A: I tell them, every time, that my textbooks freshman year cost the same as a year of studies at the University of Paris.  I exaggerate a bit.  My books were slightly more expensive.  But tourists are always shocked at how inexpensive the public university is here.  I tell them that, indeed, you get what you pay for, and that my school is little more than a cinder block prison with some desks and teachers.  But then again, it’s a Sorbonne degree, so what else do we need?

Q: So much butter.  So many pastries.  How do you stay so thin?
A: Admittedly, I am predisposed to thinness, and my 8 year-strong student diet doesn’t help things that much (I’m convinced that I really like rice and carrots for dinner several times a week).  Though when I tell my tourists that I also trained and completed my first marathon in France this past September, they are often surprised.  They expect me to say that I drink lots of red wine, that it’s all paradoxical, and that France makes me thin.  Poverty, 5 flights of stairs, and a ten minute walk to the nearest metro station make you thin.  There’s no French secret.  Don’t let them fool you. 
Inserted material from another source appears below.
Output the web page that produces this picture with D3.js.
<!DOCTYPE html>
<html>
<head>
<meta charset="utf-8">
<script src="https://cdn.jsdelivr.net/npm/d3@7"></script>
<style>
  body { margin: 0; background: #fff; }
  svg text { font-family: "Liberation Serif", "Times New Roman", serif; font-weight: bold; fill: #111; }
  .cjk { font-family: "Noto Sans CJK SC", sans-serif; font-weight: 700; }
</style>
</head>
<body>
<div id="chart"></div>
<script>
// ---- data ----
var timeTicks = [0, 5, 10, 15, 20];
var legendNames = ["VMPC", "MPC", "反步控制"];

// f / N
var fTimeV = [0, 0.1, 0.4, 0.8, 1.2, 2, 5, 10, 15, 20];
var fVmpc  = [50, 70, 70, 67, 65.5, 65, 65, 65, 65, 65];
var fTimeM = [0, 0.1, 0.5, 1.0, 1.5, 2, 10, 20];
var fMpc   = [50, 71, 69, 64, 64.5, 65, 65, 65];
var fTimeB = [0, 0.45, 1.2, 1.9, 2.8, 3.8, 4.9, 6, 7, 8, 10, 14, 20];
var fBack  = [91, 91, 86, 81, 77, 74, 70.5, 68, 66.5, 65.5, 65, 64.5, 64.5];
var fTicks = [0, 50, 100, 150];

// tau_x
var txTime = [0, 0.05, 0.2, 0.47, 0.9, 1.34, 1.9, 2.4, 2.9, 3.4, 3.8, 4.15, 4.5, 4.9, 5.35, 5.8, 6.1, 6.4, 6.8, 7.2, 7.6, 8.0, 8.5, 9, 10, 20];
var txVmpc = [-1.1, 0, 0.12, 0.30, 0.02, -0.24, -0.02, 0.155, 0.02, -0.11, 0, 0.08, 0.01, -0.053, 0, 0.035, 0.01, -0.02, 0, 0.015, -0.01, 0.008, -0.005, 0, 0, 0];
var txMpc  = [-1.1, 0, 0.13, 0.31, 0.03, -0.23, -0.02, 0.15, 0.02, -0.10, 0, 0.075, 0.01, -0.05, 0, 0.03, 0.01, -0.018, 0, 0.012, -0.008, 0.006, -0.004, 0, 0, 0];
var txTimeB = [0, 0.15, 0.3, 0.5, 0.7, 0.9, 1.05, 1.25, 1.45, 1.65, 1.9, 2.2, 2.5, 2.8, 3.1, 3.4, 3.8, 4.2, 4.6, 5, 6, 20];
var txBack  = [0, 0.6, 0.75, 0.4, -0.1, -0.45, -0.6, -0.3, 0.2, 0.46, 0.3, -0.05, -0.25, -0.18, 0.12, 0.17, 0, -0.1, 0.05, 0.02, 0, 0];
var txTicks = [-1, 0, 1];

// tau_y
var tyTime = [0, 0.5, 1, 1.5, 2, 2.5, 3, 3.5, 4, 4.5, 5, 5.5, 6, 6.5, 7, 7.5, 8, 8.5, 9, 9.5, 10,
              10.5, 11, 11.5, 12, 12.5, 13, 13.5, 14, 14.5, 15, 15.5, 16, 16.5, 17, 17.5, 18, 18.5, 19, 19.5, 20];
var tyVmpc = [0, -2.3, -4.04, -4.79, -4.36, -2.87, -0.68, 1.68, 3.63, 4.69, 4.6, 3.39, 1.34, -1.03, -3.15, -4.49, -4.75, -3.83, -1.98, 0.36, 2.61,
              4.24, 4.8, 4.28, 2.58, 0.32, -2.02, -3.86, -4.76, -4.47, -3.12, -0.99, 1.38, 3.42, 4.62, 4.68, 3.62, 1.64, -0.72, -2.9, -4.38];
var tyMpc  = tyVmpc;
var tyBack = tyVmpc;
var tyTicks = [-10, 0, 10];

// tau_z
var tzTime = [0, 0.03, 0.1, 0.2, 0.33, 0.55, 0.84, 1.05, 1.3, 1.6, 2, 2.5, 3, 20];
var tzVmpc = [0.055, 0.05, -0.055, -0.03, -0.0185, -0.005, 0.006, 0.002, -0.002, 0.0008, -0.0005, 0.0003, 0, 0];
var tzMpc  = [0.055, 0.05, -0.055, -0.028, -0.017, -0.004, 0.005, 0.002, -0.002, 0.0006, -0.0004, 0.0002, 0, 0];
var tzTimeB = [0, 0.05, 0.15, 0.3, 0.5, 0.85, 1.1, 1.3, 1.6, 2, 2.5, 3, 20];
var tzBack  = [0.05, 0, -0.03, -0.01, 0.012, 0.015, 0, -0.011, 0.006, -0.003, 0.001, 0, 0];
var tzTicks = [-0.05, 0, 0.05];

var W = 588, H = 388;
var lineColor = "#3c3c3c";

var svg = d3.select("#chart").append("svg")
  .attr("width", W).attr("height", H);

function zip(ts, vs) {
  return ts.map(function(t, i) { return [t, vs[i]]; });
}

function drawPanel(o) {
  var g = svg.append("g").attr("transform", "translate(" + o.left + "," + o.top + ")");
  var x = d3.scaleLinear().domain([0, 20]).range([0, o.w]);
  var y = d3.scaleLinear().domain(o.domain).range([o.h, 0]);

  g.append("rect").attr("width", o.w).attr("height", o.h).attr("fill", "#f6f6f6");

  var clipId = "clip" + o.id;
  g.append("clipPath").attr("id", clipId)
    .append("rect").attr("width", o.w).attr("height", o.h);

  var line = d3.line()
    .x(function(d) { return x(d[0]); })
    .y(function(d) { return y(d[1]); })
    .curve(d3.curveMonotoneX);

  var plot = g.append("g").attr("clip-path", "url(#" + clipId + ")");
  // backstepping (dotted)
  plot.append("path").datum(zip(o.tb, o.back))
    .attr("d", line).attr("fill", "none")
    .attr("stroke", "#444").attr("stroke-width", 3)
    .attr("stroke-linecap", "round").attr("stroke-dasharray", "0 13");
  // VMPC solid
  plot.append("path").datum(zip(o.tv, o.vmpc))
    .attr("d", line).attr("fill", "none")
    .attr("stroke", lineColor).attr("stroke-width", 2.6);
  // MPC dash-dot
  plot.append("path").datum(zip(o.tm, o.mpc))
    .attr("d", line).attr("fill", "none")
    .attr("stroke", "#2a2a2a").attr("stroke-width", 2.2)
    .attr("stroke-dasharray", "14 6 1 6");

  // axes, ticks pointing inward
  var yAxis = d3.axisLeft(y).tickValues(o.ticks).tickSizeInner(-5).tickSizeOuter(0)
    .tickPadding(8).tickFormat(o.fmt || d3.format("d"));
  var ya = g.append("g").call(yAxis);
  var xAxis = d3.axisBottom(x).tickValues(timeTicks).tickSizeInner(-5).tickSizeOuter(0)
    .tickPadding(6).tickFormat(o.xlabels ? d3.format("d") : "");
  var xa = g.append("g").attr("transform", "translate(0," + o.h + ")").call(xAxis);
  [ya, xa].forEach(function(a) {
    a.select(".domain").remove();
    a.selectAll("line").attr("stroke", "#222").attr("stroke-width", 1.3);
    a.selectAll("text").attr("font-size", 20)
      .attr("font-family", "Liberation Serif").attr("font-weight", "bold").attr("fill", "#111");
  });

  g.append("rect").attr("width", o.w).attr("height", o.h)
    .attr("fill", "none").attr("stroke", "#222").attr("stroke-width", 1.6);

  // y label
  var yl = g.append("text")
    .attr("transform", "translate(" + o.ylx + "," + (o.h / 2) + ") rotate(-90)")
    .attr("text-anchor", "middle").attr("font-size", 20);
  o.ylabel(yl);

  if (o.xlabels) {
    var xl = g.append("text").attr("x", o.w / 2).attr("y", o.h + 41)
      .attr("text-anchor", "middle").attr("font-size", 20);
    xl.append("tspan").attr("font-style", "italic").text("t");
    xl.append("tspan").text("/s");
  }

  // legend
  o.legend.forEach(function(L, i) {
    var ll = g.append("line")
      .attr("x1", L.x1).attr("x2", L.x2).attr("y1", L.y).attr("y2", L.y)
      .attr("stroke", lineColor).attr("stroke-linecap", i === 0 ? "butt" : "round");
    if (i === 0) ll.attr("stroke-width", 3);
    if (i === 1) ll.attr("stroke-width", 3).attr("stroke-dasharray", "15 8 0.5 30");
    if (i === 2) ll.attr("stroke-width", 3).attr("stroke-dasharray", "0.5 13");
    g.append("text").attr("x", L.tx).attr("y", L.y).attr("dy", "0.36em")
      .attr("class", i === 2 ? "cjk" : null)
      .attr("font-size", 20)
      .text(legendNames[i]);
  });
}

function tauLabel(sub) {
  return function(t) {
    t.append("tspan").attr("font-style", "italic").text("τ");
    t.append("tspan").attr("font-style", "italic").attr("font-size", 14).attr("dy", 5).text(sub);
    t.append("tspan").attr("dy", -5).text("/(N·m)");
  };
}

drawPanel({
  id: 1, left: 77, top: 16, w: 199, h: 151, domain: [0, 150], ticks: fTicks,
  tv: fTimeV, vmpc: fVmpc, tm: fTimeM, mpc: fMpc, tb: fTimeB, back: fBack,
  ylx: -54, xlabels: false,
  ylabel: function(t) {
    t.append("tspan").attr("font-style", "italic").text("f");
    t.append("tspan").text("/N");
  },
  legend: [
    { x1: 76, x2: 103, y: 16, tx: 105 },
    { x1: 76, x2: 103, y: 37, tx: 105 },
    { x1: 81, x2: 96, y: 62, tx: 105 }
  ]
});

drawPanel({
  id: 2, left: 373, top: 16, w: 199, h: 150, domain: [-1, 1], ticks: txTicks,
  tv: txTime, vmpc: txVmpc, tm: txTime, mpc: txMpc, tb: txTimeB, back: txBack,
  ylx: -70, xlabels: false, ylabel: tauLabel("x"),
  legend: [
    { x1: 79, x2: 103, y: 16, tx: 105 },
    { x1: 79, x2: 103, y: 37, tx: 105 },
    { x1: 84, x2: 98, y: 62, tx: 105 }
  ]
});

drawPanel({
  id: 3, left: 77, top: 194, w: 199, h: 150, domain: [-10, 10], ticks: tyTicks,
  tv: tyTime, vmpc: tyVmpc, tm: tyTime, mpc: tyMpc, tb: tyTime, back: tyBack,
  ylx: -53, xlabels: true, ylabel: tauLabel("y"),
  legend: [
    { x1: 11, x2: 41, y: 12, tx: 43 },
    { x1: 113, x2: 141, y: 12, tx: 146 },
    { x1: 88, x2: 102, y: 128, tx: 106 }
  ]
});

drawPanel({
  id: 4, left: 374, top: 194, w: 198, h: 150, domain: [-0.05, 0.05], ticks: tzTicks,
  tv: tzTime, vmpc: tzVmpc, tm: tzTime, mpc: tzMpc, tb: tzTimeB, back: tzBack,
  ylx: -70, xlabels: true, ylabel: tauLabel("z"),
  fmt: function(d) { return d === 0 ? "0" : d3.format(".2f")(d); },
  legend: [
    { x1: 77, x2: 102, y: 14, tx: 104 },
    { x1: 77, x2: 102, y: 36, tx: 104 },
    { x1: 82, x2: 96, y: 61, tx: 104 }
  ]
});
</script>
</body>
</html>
Q: It must be so amazing living here; what’s a normal day like?
A: I try to bend the truth as much as possible.  Do you want the real answer?  How do I say that I wake up, watch John Stewart, read some news, and stream Downton Abbey over a lunch of lentils and pasta?  Do I tell them that I trek to the Asian supermarket that stinks of raw fish and cabbage just for cheap peanut butter?  Where do I fit in the anecdote about biking to the office store to print my paperwork that I have to send in to renew my metro pass, my student card, and my visa?  There are seldom strolls with baguettes, listless afternoons in the cafés, or romantic trysts by the Moulin Rouge.  Sorry, no time, I have to change my Brita filter.

Q: Did you always dream of coming to France?
A: I’m not sure they like this one, by many tourists raise an eyebrow when they realize that no, in fact, I didn’t dream of living in Paris.  At least not this long.  When I was young I dreamt of training whales.  Orcas.  This was before they started killing their trainers.  Later, reality settled in and I dreamed of being a travel writer or journalist.  While that remains a goal of sorts, Paris was just a means to an end, the perfect job opportunity in a place that I grew to love and will continue to love.  Rewind to 2006 when I was a study abroad student and you’d meet a Bryan who was all too happy to return to New York after a semester of French classes.  He would be mildly shocked if he met the Bryan of 2012…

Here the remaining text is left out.